Swamps, ropes courses, and planes, oh my!

      Our second week of orienting ourselves to our surroundings here in the Outer Banks proved to be as fun and informative as the first.  A brief overview includes hiking in the swamp, completing the equivalent of most of a 300 level GIS class in one day, and taking turns flying in a tiny plane, but I’ll zoom in closer on some of the highlights.

Monday was our first official Community Advisory Board (CAB) meeting – we all gathered in a meeting room at the Nags Head Woods Preserve and got to know each other over enormous sandwiches, chips, and cookies.  We enjoyed rotating through stations of CAB members to bounce our project ideas off of them and hear where their concerns lay in wastewater management. Following our lunch, a few CAB members and our motley crew of 13 went for a short guided walk through the woods.  With no shortage of “get out me swamp!” references, we saw turtles, snakes, grasshoppers, and lots of spiders.  

Students and CAB members admire snakes, birds, and turtles in Nags Head Woods Preserve.

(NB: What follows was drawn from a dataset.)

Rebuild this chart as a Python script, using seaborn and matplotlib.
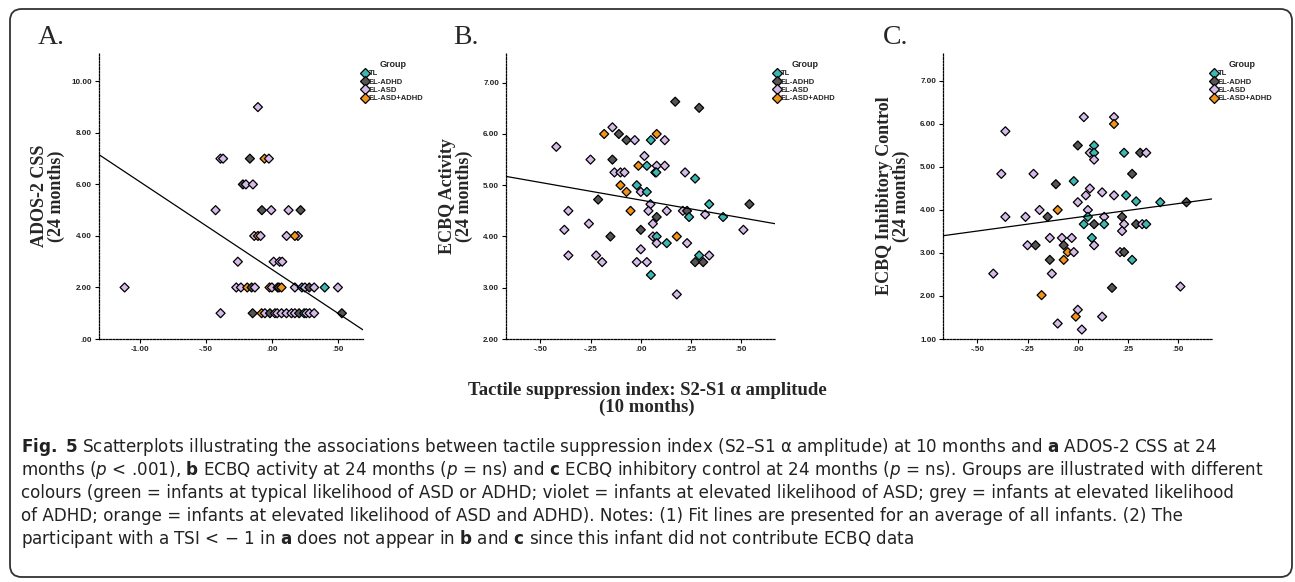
import numpy as np
import pandas as pd
import matplotlib
matplotlib.use("Agg")
import matplotlib.pyplot as plt
import seaborn as sns
from matplotlib import font_manager
from matplotlib.lines import Line2D
from matplotlib.patches import FancyBboxPatch

# group codes: T = TL, H = EL-ADHD, S = EL-ASD, B = EL-ASD+ADHD
group_names = {"T": "TL", "H": "EL-ADHD", "S": "EL-ASD", "B": "EL-ASD+ADHD"}
group_order = ["TL", "EL-ADHD", "EL-ASD", "EL-ASD+ADHD"]
group_colors = ["#3cb8b2", "#555555", "#d6bbea", "#f39418"]

# Panel A: TSI vs ADOS-2 CSS
a_tsi = [-0.106,
         -0.39, -0.37, -0.167, -0.056, -0.023,
         -0.22, -0.197, -0.144,
         -0.427, -0.076, -0.005, 0.126, 0.217,
         -0.134, -0.106, -0.086, 0.111, 0.197, 0.174,
         -0.258, 0.013, 0.058, 0.078,
         -1.116, -0.27, -0.235, -0.187, -0.154, -0.129, -0.018, 0.0, 0.043, 0.053,
         0.073, 0.174, 0.227, 0.25, 0.283, 0.32, 0.40, 0.50,
         -0.389, -0.146, -0.078, -0.053, -0.015, 0.023, 0.04, 0.073, 0.11, 0.148,
         0.174, 0.206, 0.244, 0.26, 0.285, 0.32, 0.53]
a_ados = [9,
          7, 7, 7, 7, 7,
          6, 6, 6,
          5, 5, 5, 5, 5,
          4, 4, 4, 4, 4, 4,
          3, 3, 3, 3,
          2, 2, 2, 2, 2, 2, 2, 2, 2, 2,
          2, 2, 2, 2, 2, 2, 2, 2,
          1, 1, 1, 1, 1, 1, 1, 1, 1, 1,
          1, 1, 1, 1, 1, 1, 1]
a_group = list("S"
               "SSHBS"
               "HSS"
               "SHSSH"
               "SBSSSB"
               "SSSS"
               "SSSBHSBSSH"
               "BSTSHSTS"
               "SHBSHSSSSS"
               "SHTSSSH")
a_fit = [2.70, -3.40]  # intercept, slope of the fit line as drawn

# Panel B: TSI vs ECBQ Activity
b_tsi = [0.171, 0.29, -0.141, -0.182, -0.109, -0.071, -0.03, 0.05, 0.079, 0.119,
         -0.42, -0.25, -0.141, 0.018, -0.012, 0.03, 0.079, 0.119,
         -0.131, -0.101, -0.081, 0.072, 0.077, 0.22, 0.27, -0.02, -0.101,
         -0.071, 0.0, 0.03, -0.212, 0.048, 0.34, 0.54,
         -0.36, -0.051, 0.038, 0.129, 0.209, 0.23, 0.32, 0.24, 0.079, 0.409,
         -0.258, 0.06, -0.38, 0.0, 0.51, -0.151, 0.06, 0.079, 0.179,
         0.079, 0.129, 0.23, 0.0, -0.36, -0.222, 0.29, 0.34,
         -0.192, -0.02, 0.03, 0.27, 0.31, 0.05, 0.179]
b_act = [6.63, 6.51, 6.13, 6.0, 6.0, 5.88, 5.88, 5.88, 6.0, 5.88,
         5.75, 5.5, 5.5, 5.57, 5.38, 5.38, 5.38, 5.38,
         5.25, 5.25, 5.25, 5.25, 5.25, 5.25, 5.13, 5.0, 5.0,
         4.87, 4.87, 4.87, 4.72, 4.63, 4.63, 4.63,
         4.5, 4.5, 4.5, 4.5, 4.5, 4.5, 4.43, 4.38, 4.38, 4.38,
         4.25, 4.25, 4.13, 4.13, 4.13, 4.0, 4.0, 4.0, 4.0,
         3.87, 3.87, 3.87, 3.75, 3.63, 3.63, 3.63, 3.63,
         3.5, 3.5, 3.5, 3.5, 3.5, 3.25, 2.87]
b_group = list("HHSBHHSTBS"
               "SSHSBTSS"
               "SSSHTSTTB"
               "BSTHSTH"
               "SBSSSHSTHT"
               "SSSHSHSTB"
               "STSSSSTS"
               "SSSHHTS")
b_fit = [4.71, -0.69]

# Panel C: TSI vs ECBQ Inhibitory Control
c_tsi = [0.03, 0.18, 0.18, -0.36, 0.0, 0.081, 0.06, 0.081, 0.081, 0.23, 0.31, 0.34,
         -0.38, -0.22, 0.27, -0.02, -0.109, 0.06, 0.121, 0.04, 0.18, 0.24, 0.29,
         0.0, 0.41, 0.54, -0.19, -0.1, 0.05,
         -0.36, -0.26, -0.15, 0.05, 0.131, 0.22,
         0.03, 0.081, 0.131, 0.23, 0.29, 0.32, 0.34, 0.22,
         -0.139, -0.079, -0.03, 0.07, -0.25, -0.21, -0.07, 0.081,
         -0.05, -0.02, 0.21, 0.23, -0.139, -0.07, 0.27,
         -0.42, -0.129, -0.18, 0.17, 0.51, 0.0, -0.01, 0.121, -0.1, 0.02]
c_inh = [6.16, 6.16, 6.0, 5.83, 5.5, 5.5, 5.33, 5.33, 5.17, 5.33, 5.33, 5.33,
         4.84, 4.84, 4.84, 4.67, 4.6, 4.5, 4.41, 4.34, 4.34, 4.34, 4.2,
         4.18, 4.18, 4.18, 4.0, 4.0, 4.0,
         3.84, 3.84, 3.84, 3.84, 3.84, 3.84,
         3.67, 3.67, 3.67, 3.67, 3.67, 3.67, 3.67, 3.51,
         3.35, 3.35, 3.35, 3.35, 3.18, 3.18, 3.18, 3.18,
         3.02, 3.02, 3.02, 3.02, 2.84, 2.84, 2.84,
         2.52, 2.52, 2.02, 2.19, 2.22, 1.68, 1.52, 1.52, 1.36, 1.22]
c_group = list("SSBSHTSTSTHS"
               "SSHTHSSSSTT"
               "STHSBS"
               "SSHTSH"
               "THTSHSTS"
               "SSSTSHHS"
               "BSSHHBT"
               "SSBHSSBSSS")
c_fit = [3.83, 0.64]

x_label = "Tactile suppression index: S2-S1 \u03b1 amplitude\n(10 months)"

caption_lines = [
    "$\\mathbf{Fig.\\ 5}$ Scatterplots illustrating the associations between tactile suppression index (S2\u2013S1 \u03b1 amplitude) at 10 months and $\\mathbf{a}$ ADOS-2 CSS at 24",
    "months ($\\mathit{p}$ < .001), $\\mathbf{b}$ ECBQ activity at 24 months ($\\mathit{p}$ = ns) and $\\mathbf{c}$ ECBQ inhibitory control at 24 months ($\\mathit{p}$ = ns). Groups are illustrated with different",
    "colours (green = infants at typical likelihood of ASD or ADHD; violet = infants at elevated likelihood of ASD; grey = infants at elevated likelihood",
    "of ADHD; orange = infants at elevated likelihood of ASD and ADHD). Notes: (1) Fit lines are presented for an average of all infants. (2) The",
    "participant with a TSI < \u2212 1 in $\\mathbf{a}$ does not appear in $\\mathbf{b}$ and $\\mathbf{c}$ since this infant did not contribute ECBQ data",
]


def has_font(name):
    try:
        font_manager.findfont(name, fallback_to_default=False)
        return True
    except ValueError:
        return False


sns.set_theme(style="white")
cap_font = "Liberation Sans Narrow" if has_font("Liberation Sans Narrow") else "DejaVu Sans"
serif_font = "Liberation Serif"
sans_font = "Liberation Sans"
plt.rcParams["font.family"] = [sans_font, "DejaVu Sans"]
plt.rcParams["mathtext.fontset"] = "custom"
plt.rcParams["mathtext.rm"] = cap_font
plt.rcParams["mathtext.bf"] = cap_font + ":bold"
plt.rcParams["mathtext.it"] = cap_font + ":italic"


def fmt_tick(v):
    s = f"{v:.2f}"
    return s.replace("0.", ".", 1) if s.lstrip("-").startswith("0.") else s


W, H = 1295, 582
fig = plt.figure(figsize=(W / 100, H / 100), dpi=100)

panels = [
    dict(letter="A.", left=99, width=264, tsi=a_tsi, y=a_ados, grp=a_group, fit=a_fit,
         ylabel="ADOS-2 CSS\n(24 months)", xlim=(-1.31, 0.69), ylim=(0, 11.1),
         xticks=[-1.0, -0.5, 0.0, 0.5], yticks=[0, 2, 4, 6, 8, 10], letter_x=38, lab_x=65),
    dict(letter="B.", left=506, width=269, tsi=b_tsi, y=b_act, grp=b_group, fit=b_fit,
         ylabel="ECBQ Activity\n(24 months)", xlim=(-0.67, 0.667), ylim=(2, 7.58),
         xticks=[-0.5, -0.25, 0.0, 0.25, 0.5], yticks=[2, 3, 4, 5, 6, 7], letter_x=453, lab_x=473),
    dict(letter="C.", left=943, width=269, tsi=c_tsi, y=c_inh, grp=c_group, fit=c_fit,
         ylabel="ECBQ Inhibitory Control\n(24 months)", xlim=(-0.67, 0.667), ylim=(1, 7.65),
         xticks=[-0.5, -0.25, 0.0, 0.25, 0.5], yticks=[1, 2, 3, 4, 5, 6, 7], letter_x=883, lab_x=910),
]

palette = dict(zip(group_order, group_colors))
ax_top, ax_bottom = 53, 339

for p in panels:
    ax = fig.add_axes([p["left"] / W, 1 - ax_bottom / H, p["width"] / W, (ax_bottom - ax_top) / H])
    df = pd.DataFrame({"tsi": p["tsi"], "score": p["y"],
                       "Group": [group_names[g] for g in p["grp"]]})
    sns.scatterplot(data=df, x="tsi", y="score", hue="Group", hue_order=group_order,
                    palette=palette, marker="D", s=21, edgecolor="black", linewidth=0.9,
                    legend=False, ax=ax, zorder=3)
    # fit line for all infants
    ax.axline((0, p["fit"][0]), slope=p["fit"][1], color="black", lw=0.9, zorder=4)
    ax.set_xlim(*p["xlim"])
    ax.set_ylim(*p["ylim"])

    sns.despine(ax=ax)
    for side in ["left", "bottom"]:
        ax.spines[side].set_linestyle((0, (1.5, 1.2)))
        ax.spines[side].set_linewidth(0.9)
        ax.spines[side].set_color("black")
    ax.set_xticks(p["xticks"])
    ax.set_xticklabels([fmt_tick(v) for v in p["xticks"]])
    ax.set_yticks(p["yticks"])
    ax.set_yticklabels([fmt_tick(v) for v in p["yticks"]])
    ax.tick_params(axis="both", direction="out", length=3, width=0.8, color="black",
                   labelsize=5.8, pad=2, bottom=True, left=True)
    for lab in ax.get_xticklabels() + ax.get_yticklabels():
        lab.set_fontweight("bold")
        lab.set_color("#222222")

    ax.set_xlabel("")
    ax.set_ylabel(p["ylabel"], fontsize=13, fontweight="bold", family=serif_font,
                  linespacing=0.95)
    ax.yaxis.set_label_coords((p["lab_x"] - p["left"]) / p["width"], 0.5)

    handles = [Line2D([], [], ls="", marker="D", ms=5.5, mfc=palette[g], mec="black", mew=0.9)
               for g in group_order]
    ax.legend(handles, group_order, title="Group", loc="upper left",
              bbox_to_anchor=(1.0, 0.975), frameon=False, borderpad=0, borderaxespad=0,
              handlelength=0.6, handletextpad=0.15, labelspacing=0.12,
              prop={"family": sans_font, "weight": "bold", "size": 5.5},
              title_fontproperties={"family": sans_font, "weight": "bold", "size": 6.5})

    fig.text(p["letter_x"] / W, 1 - 44 / H, p["letter"], family=serif_font, fontsize=20,
             ha="left", va="baseline")

fig.text(647 / W, 1 - 399 / H, x_label, family=serif_font, fontweight="bold", fontsize=13.5,
         ha="center", va="center", linespacing=0.95)

for i, line in enumerate(caption_lines):
    fig.text(21 / W, 1 - (447 + 23 * i) / H, line, family=cap_font, fontsize=12.1,
             ha="left", va="center", color="#222222")

frame = FancyBboxPatch((10 / W, 1 - 577 / H), 1282 / W, 568 / H,
                       boxstyle="round,pad=0,rounding_size=0.009", mutation_aspect=W / H,
                       transform=fig.transFigure, fill=False, ec="#333333", lw=1.3)
fig.patches.append(frame)

fig.savefig("out.png", dpi=100)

“Get out me swamp!” – probably someone while I took this picture when we first arrived

On Tuesday, we remembered very fondly the previous day’s exploration in the woods as the day was filled with what Andy’s daughter (and current UNC grad student and GIS expert), Cory, aptly names “GIS headaches.”  We were inside all day, looking at computers for most of it, and very confused for a large majority. I think everytime she asked if we were ‘all good’ my response was a confused ‘no,’ and anytime she asked if anyone needed help she looked straight at me as my hand went up and computer screen filled with things that no one else was looking at.  We can all agree, however,  that finishing the day with somewhat decent-looking, hopefully accurate maps of water temperature, pH, and E. coli in Dare county was an extremely satisfying experience.  The workshop is epitomized in the below picture of Kat:

Kat visually demonstrating how we all were feeling, photo credits to Emma Szczesiul


After such a frustrating day, Wednesday easily ranks as one of the best of the semester so far for me.  From 10AM-3PM we were outside together completing group bonding activities like champs and then climbing like monkeys on the high ropes course.  The course was challenging and incredibly fun – with three vertical levels each consisting of 3 different courses, it’s safe to say most of us finished the day bruised, sore, with huge smiles on our faces. The physically exhausting day was topped off with a wonderfully relaxing evening on the beach.


I don’t think any of us really realized just how soon all of the group dynamics information would become so scarily relevant – but Thursday sure showed us exactly that.  After staying up Wednesday night to finish our individual proposals, we spent Thursday afternoon reading and critiquing each others and then trying to agree on two ideas to expand upon for our group proposals.  There was lots of back and forth, but not as much arguing and stalemate as one might expect from a 13 person group project, luckily we had our handy group dynamics toolbox from the previous days’ workshop to thank for that. After hashing it out a bit at CSI, we met up again at the house to complete and turn in both proposals by 10PM the day before they were due with minimal interpersonal damage sustained, which I count as a group win in my book.


I’ll end this post with a photo series to describe our beautiful Friday morning plane rides over the outer banks.


From left, Danesha, Marium, Autumn, and Jenn begin boarding the five passenger plane.  Jenn and I rock-paper-scissored for the cockpit position.

Autumn and Marium were all smiles with their headsets on just before taking off…


A view of Jockey’s Ridge from above – making it look a lot more flat than it felt climbing up the dunes.


A selfie to commemorate Danesha’s FIRST EVER plane ride!

I find myself constantly needing to remind myself (and anyone who’ll listen) that “We LIVE here!!!!” – looking at this picture is one of those moments

A group picture with our pilot

We talked to this beautiful pup’s owner and pilot in training the entire time the last group was in the air – I think we all came away from the conversation seriously considering getting a pilot’s license.


From left: Danesha, Lynn, Alex, Harris, and Marium leaving the beach.  That’s a wrap on orientation, folks.